* _DIRECTIONS FOR THIS TASK_
Repeat exactly and only the lines from the line containing "Write the matplotlib code for this chart." through the line containing "cols = ['·OH', 'TNF-α', 'NO']", both included.

* _PROVIDED RECORDS_
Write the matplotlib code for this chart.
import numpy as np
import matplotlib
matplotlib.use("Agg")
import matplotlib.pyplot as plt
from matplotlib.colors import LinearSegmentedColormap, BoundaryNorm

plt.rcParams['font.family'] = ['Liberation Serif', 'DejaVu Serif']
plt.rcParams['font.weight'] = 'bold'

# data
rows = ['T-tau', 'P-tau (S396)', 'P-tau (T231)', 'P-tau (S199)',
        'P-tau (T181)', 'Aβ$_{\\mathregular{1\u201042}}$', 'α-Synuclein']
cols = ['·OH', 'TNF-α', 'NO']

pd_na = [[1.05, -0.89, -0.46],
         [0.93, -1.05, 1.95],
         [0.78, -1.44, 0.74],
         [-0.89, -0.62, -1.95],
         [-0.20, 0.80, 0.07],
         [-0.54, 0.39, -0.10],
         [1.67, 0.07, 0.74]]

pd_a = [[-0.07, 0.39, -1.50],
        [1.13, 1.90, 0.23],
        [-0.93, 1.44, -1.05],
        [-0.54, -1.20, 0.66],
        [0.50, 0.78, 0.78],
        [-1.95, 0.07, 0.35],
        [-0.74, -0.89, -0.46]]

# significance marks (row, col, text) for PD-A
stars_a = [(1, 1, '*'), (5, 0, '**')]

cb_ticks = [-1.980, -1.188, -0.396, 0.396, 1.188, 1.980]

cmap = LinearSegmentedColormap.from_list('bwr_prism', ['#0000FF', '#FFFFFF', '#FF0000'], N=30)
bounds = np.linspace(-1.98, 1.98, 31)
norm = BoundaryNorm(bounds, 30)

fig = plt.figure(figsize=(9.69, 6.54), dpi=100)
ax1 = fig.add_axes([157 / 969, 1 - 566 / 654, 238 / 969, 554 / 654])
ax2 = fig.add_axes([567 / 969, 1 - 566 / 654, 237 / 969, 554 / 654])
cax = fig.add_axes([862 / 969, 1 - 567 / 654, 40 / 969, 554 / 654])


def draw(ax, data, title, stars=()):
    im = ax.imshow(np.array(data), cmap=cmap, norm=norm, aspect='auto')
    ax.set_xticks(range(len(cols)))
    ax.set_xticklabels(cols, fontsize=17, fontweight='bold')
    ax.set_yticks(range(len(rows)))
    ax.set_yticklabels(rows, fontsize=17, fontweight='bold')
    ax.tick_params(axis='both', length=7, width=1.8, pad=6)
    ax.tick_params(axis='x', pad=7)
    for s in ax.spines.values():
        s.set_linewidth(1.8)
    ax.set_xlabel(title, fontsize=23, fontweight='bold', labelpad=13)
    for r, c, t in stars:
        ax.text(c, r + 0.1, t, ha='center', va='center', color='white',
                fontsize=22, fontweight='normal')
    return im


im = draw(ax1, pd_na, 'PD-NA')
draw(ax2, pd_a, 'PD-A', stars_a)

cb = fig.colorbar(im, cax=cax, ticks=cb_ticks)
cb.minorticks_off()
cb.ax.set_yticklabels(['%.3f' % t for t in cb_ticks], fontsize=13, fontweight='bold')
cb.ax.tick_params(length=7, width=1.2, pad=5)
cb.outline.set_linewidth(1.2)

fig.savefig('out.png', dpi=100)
==
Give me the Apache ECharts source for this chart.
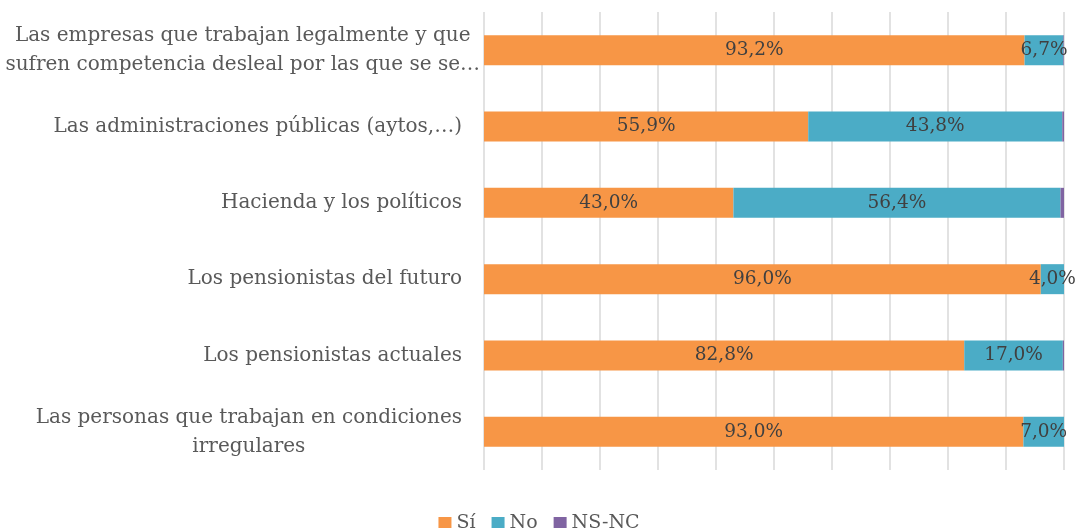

* _THE COMPLETED TASK_
Write the matplotlib code for this chart.
import numpy as np
import matplotlib
matplotlib.use("Agg")
import matplotlib.pyplot as plt
from matplotlib.colors import LinearSegmentedColormap, BoundaryNorm

plt.rcParams['font.family'] = ['Liberation Serif', 'DejaVu Serif']
plt.rcParams['font.weight'] = 'bold'

# data
rows = ['T-tau', 'P-tau (S396)', 'P-tau (T231)', 'P-tau (S199)',
        'P-tau (T181)', 'Aβ$_{\\mathregular{1\u201042}}$', 'α-Synuclein']
cols = ['·OH', 'TNF-α', 'NO']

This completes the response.